Sen. Ron Wyden (D-OR), chairman of the Senate Finance Committee

Both houses of Congress now officially are considering bills to standardize assessments across various post-acute care provider types. The House Ways and Means and Senate Finance committees introduced companion versions of the “Improving Medicare Post-Acute Care Transformation (IMPACT) Act of 2014” Thursday, after releasing a draft in March.

Skilled nursing facilities, inpatient rehabilitation facilities and other post-acute settings use a variety of assessment instruments, such as the Minimum Data Set and the IRF-Patient Assessment Instrument. The IMPACT Act calls changes to these instruments so that these providers can report standard data in a variety of areas, including functional status, cognitive function and prior function levels.

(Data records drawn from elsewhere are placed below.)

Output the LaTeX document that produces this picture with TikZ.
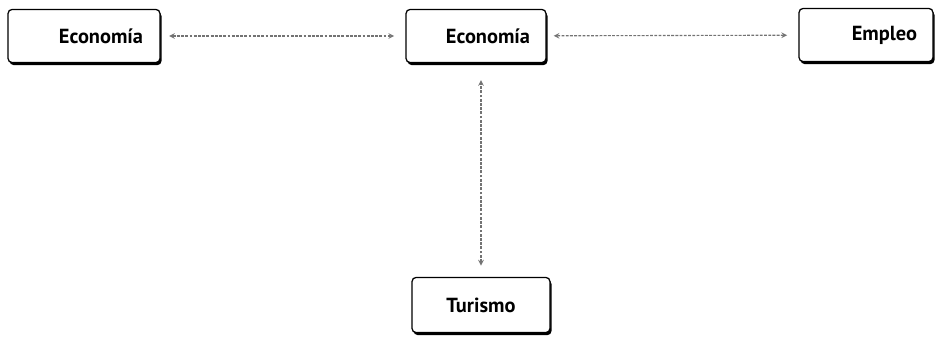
\documentclass[tikz,border=0pt]{standalone}
\usepackage{fontspec}
\setmainfont{PT Sans}
\usetikzlibrary{shadows}

\tikzset{
  caja/.style={draw=black, line width=0.9pt, fill=white, rounded corners=3pt,
    minimum height=1.33cm, inner sep=0pt, font=\fontsize{14.5}{16}\selectfont\bfseries,
    drop shadow={fill=black, opacity=1, shadow xshift=1.1pt, shadow yshift=-1.8pt}},
  flecha/.style={<->, draw=black!55, line width=0.8pt, dash pattern=on 2pt off 1pt}
}

\begin{document}
\begin{tikzpicture}[x=0.025cm, y=-0.025cm, >=stealth]

    \useasboundingbox (0,0) rectangle (943,337);

    \node[caja, minimum width=3.8cm, text width=2.95cm, align=right] (econ1) at (84, 36) {Economía};
    \node[caja, minimum width=3.5cm, text width=2.7cm, align=right] (econ2) at (476, 36) {Economía};
    \node[caja, minimum width=3.35cm, text width=2.55cm, align=right] (empleo) at (866, 35) {Empleo};
    \node[caja, minimum width=3.45cm, minimum height=1.38cm, align=center] (turismo) at (481, 305) {Turismo};

    \draw [flecha, shorten <=6pt, shorten >=8pt] (econ1) to (econ2);
    \draw [flecha, shorten <=5pt, shorten >=8pt] (econ2) to (empleo);
    \draw [flecha, shorten <=8pt, shorten >=12pt] (turismo.north) to (turismo.north |- econ2.south);

\end{tikzpicture}
\end{document}
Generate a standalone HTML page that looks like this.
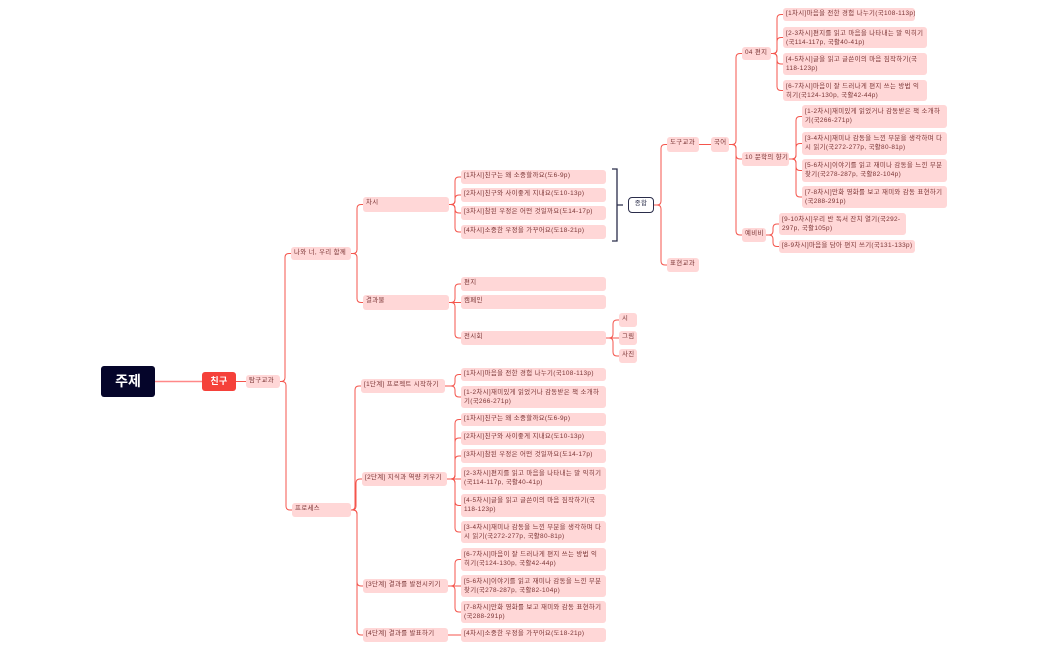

This standardized data would enable policymakers and providers to see “whether patients treated and the care provided in different settings is, in fact, the same or whether one PAC setting is more appropriate,” the two committees noted in a joint statement. These comparisons are to be used to implement post-acute payment reforms, the bill specifies.

Already, the Medicare Payment Advisory Commission and other groups have pushed for site-neutral payments, which would reimburse skilled nursing facilities and inpatient rehab facilities at the same rate for some services. The nation’s largest long-term care provider association supports the idea.

“Standardized post-acute assessment data are the necessary building blocks for any meaningful payment reform that would rationalize payments across PAC settings,” the American Health Care Association/National Center for Assisted Living stated in written testimony to the Ways and Means Committee earlier this month. The association urged Congress to “waste no more time” in passing the IMPACT Act.

The bill is based in large part on recommendations from post-acute providers that leaders of the House and Senate committees solicited last year. The Finance Committee is now led by Chairman Sen. Ron Wyden (D-OR) and Ranking Member Sen. Orrin Hatch (R-UT). Rep. Dave Camp (R-MI) is chairman of the Ways and Means Committee, and Rep. Sander Levin (D-MI) is ranking member.